While this method was tedious, time consuming and psychic damage inducing, we captured the flag and got the first kill, and that was all that seemed to matter.
It's always the damn floating point numbers
After we got the first solve on Kuwahara, I was contacted by the author of the problem, Agniv, who I explained my method to, as well as point out all of the aforementioned problems I hit while trying to solve the challenge.
When he heard about the off-by-ones, he suggested that instead of grayscaling the original image in the kuwahara
function, grayscale the image casted into ndarray[float32]
:
image = original_image.astype(np.float32, copy=False)
- image_2d = cv2.cvtColor(original_image, cv2.COLOR_BGR2GRAY).astype(image.dtype, copy=False)
+ image_2d = cv2.cvtColor(image, cv2.COLOR_BGR2GRAY)
Trying again this time yields the flag instantly without any messy 0
digits or corrupted bits:
$ python main.py
Flag: LITCTF{uN3Xp3cT3D_kUw4h4r4}
This was not something I had thought of, since the pykuwahara
implementation converted the original image into grayscale instead.
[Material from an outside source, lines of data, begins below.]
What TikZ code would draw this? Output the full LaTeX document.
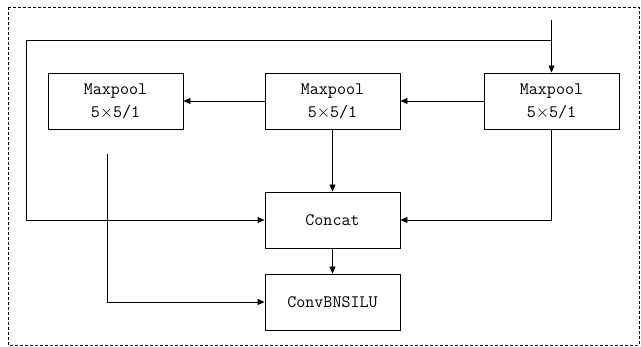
\documentclass[tikz,border=0pt]{standalone}
\usepackage{amsmath}
\usetikzlibrary{calc,arrows.meta}

\begin{document}
\begin{tikzpicture}[x=1pt, y=-1pt,
	>={Triangle[length=7pt,width=6pt]},
	line width=0.9pt,
	block/.style={draw, minimum width=135pt, minimum height=56pt,
		align=center, font=\ttfamily\fontsize{17.5}{23}\selectfont},
	frame/.style={line width=0.7pt, dash pattern=on 3pt off 2pt}]

% frame %{{{2

	\useasboundingbox (0,0) rectangle (641,347);
	\draw[frame] (8,7) rectangle (639,345);

% blocks %{{{2

	\node[block] (pool1) at (115.5,101) {Maxpool\\5$\times$5/1};
	\node[block] (pool2) at (332.5,101) {Maxpool\\5$\times$5/1};
	\node[block] (pool3) at (551.5,101) {Maxpool\\5$\times$5/1};

	\node[block] (concat) at (332.5,220) {Concat};
	\node[block] (conv)   at (332.5,302) {ConvBNSILU};

% coordinates %{{{2

	\coordinate (in)    at (551.5,20);
	\coordinate (split) at (551.5,40);
	\coordinate (loop)  at (26,40);

	% loose end below the left pool
	\coordinate (tap) at (107,154);

% connectors %{{{2

	\draw[->] (in) -- (pool3);
	\draw[->] (pool3) -- (pool2);
	\draw[->] (pool2) -- (pool1);

	\draw[->] (pool2) -- (concat);
	\draw[->] (pool3.south) |- (concat.east);

	% shortcut round the pools
	\draw[->] (split) -- (loop) |- (concat.west);

	\draw[->] (tap) |- (conv.west);
	\draw[->] (concat) -- (conv);

% closing %{{{2

\end{tikzpicture}
\end{document}
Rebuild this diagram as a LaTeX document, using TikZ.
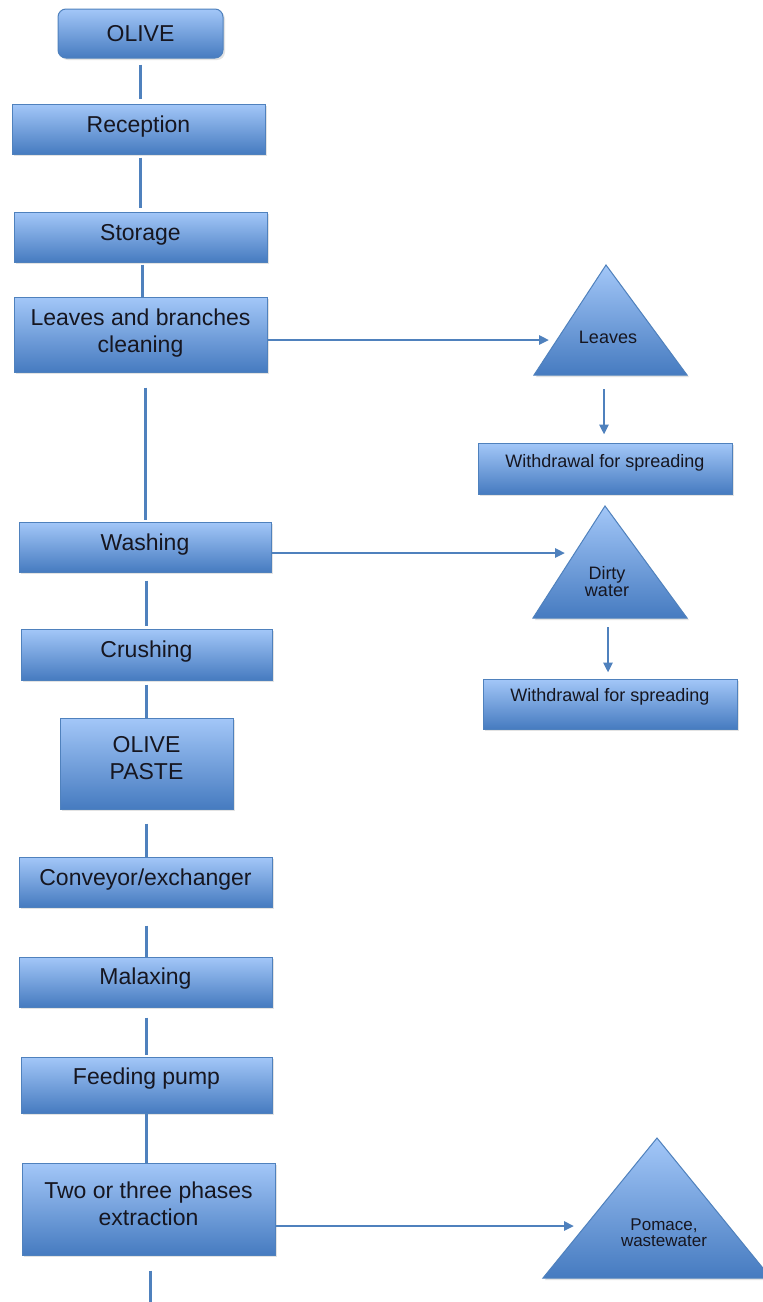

But it turns out that in order to get the most accurate RGB to grayscale conversion, a floating point ndarray
is desired, because the conversion algorithm in OpenCV uses floating point coefficients.
Conclusion
Overall, the concept of this problem was quite cool, even if a little simple, however it ended up being one of the last challenges to get solved at LIT CTF 2024 due to all of the problems I mentioned above, making solving this extremely tedious. Maybe if the challenge was worded better, we would have seen more take a crack at it?
Now excuse me, I have to go take my 5pm lunch.